**Requirements**
Your task is to quote the listing below exactly, beginning with its first line and ending on the line bearing "41, bottom: 345.5".

**Provided data**
◇ ◇ ◇ ◇
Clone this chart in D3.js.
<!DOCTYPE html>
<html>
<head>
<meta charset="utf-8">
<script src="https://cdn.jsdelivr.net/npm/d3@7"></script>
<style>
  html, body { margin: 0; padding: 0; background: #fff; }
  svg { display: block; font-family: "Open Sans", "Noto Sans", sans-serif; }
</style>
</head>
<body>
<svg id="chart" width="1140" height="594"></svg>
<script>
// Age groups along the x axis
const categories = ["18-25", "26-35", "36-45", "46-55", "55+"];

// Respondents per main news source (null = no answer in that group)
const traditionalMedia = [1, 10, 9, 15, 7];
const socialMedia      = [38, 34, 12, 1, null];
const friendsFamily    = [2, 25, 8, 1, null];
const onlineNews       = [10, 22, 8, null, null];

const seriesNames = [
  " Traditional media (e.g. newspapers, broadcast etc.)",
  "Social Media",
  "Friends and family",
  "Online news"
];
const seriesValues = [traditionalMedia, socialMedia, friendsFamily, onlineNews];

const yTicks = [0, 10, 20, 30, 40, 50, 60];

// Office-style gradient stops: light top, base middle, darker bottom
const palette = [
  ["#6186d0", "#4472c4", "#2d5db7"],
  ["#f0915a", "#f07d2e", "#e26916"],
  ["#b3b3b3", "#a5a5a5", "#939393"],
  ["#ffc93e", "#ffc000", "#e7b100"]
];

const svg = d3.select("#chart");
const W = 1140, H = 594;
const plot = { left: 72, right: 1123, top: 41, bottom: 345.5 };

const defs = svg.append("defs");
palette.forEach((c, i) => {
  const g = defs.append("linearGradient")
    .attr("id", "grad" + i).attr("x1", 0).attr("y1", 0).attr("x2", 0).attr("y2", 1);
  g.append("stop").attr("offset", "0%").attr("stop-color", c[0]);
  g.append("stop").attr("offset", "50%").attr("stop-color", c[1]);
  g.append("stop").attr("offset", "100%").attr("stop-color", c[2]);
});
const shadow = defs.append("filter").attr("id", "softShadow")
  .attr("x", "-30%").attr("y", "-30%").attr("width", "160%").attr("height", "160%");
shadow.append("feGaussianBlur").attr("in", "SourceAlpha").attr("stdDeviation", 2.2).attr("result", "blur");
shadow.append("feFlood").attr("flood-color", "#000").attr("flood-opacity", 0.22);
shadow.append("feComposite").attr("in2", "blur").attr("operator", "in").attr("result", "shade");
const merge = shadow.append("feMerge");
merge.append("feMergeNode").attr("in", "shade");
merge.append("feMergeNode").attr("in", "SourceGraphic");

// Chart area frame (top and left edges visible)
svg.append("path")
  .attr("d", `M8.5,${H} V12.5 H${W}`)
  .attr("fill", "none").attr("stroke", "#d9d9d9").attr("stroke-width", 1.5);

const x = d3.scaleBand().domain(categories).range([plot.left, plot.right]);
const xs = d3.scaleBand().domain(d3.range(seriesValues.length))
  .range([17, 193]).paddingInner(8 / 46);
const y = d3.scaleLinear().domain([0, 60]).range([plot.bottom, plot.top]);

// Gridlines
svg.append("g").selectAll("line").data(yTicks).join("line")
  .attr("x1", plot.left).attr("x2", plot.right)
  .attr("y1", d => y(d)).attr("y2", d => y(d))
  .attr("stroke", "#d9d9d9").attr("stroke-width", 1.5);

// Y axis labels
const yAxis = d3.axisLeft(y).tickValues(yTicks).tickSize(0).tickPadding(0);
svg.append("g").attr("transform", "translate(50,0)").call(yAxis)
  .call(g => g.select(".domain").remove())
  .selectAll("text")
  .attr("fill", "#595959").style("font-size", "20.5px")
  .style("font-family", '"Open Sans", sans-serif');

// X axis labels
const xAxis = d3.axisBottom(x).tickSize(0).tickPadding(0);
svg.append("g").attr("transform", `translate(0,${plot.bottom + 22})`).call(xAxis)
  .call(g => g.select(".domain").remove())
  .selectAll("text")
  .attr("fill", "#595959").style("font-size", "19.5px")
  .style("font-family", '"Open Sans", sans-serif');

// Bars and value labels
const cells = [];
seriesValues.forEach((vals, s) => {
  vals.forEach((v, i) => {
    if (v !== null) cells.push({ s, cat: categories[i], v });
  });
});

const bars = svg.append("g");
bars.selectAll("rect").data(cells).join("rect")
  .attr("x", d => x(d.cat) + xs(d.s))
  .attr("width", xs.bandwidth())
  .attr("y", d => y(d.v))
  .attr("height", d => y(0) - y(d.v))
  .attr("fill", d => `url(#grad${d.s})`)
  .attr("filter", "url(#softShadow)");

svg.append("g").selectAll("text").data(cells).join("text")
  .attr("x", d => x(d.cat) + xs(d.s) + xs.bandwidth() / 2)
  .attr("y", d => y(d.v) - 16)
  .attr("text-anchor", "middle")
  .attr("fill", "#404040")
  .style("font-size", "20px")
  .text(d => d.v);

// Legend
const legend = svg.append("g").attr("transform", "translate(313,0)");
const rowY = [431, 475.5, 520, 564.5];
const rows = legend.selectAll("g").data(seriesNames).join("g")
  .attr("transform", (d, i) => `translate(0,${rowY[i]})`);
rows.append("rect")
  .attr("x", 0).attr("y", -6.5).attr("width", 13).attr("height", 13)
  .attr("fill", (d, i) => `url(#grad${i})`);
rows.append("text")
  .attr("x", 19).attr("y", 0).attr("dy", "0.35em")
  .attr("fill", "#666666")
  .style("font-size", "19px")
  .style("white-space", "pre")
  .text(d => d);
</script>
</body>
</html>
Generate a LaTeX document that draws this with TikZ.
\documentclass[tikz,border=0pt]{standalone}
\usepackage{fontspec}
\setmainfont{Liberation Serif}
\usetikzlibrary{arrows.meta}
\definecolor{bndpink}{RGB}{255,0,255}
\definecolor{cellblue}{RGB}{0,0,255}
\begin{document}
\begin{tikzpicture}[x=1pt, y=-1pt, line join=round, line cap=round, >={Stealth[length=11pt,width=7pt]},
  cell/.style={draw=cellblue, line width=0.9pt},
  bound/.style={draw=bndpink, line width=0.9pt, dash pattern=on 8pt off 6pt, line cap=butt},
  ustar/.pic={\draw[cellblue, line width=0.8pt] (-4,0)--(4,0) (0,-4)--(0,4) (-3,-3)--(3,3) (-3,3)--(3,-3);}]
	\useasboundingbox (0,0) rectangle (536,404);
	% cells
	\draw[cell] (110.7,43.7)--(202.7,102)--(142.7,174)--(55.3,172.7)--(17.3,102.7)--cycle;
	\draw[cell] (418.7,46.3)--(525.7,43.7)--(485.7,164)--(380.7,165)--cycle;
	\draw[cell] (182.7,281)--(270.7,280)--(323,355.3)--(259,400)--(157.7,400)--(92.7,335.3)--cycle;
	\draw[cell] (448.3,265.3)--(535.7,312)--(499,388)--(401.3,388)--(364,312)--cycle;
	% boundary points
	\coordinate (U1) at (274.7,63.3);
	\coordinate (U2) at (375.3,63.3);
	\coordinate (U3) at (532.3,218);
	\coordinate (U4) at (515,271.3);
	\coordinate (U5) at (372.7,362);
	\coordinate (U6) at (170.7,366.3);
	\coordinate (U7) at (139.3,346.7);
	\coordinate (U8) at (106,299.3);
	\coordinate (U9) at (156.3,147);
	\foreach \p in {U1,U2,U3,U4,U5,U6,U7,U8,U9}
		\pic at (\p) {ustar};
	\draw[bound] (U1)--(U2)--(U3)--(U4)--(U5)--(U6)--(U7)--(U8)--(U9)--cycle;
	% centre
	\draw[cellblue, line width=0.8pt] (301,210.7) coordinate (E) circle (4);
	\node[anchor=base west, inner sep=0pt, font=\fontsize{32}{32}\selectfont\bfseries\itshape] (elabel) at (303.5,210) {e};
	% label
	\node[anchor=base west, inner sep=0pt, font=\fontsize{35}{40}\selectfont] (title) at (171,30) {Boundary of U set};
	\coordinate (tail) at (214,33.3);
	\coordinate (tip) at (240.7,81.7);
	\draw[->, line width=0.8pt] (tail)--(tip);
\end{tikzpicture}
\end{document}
◇ ◇ ◇ ◇
**Final result**
Clone this chart in D3.js.
<!DOCTYPE html>
<html>
<head>
<meta charset="utf-8">
<script src="https://cdn.jsdelivr.net/npm/d3@7"></script>
<style>
  html, body { margin: 0; padding: 0; background: #fff; }
  svg { display: block; font-family: "Open Sans", "Noto Sans", sans-serif; }
</style>
</head>
<body>
<svg id="chart" width="1140" height="594"></svg>
<script>
// Age groups along the x axis
const categories = ["18-25", "26-35", "36-45", "46-55", "55+"];

// Respondents per main news source (null = no answer in that group)
const traditionalMedia = [1, 10, 9, 15, 7];
const socialMedia      = [38, 34, 12, 1, null];
const friendsFamily    = [2, 25, 8, 1, null];
const onlineNews       = [10, 22, 8, null, null];

const seriesNames = [
  " Traditional media (e.g. newspapers, broadcast etc.)",
  "Social Media",
  "Friends and family",
  "Online news"
];
const seriesValues = [traditionalMedia, socialMedia, friendsFamily, onlineNews];

const yTicks = [0, 10, 20, 30, 40, 50, 60];

// Office-style gradient stops: light top, base middle, darker bottom
const palette = [
  ["#6186d0", "#4472c4", "#2d5db7"],
  ["#f0915a", "#f07d2e", "#e26916"],
  ["#b3b3b3", "#a5a5a5", "#939393"],
  ["#ffc93e", "#ffc000", "#e7b100"]
];

const svg = d3.select("#chart");
const W = 1140, H = 594;
const plot = { left: 72, right: 1123, top: 41, bottom: 345.5 };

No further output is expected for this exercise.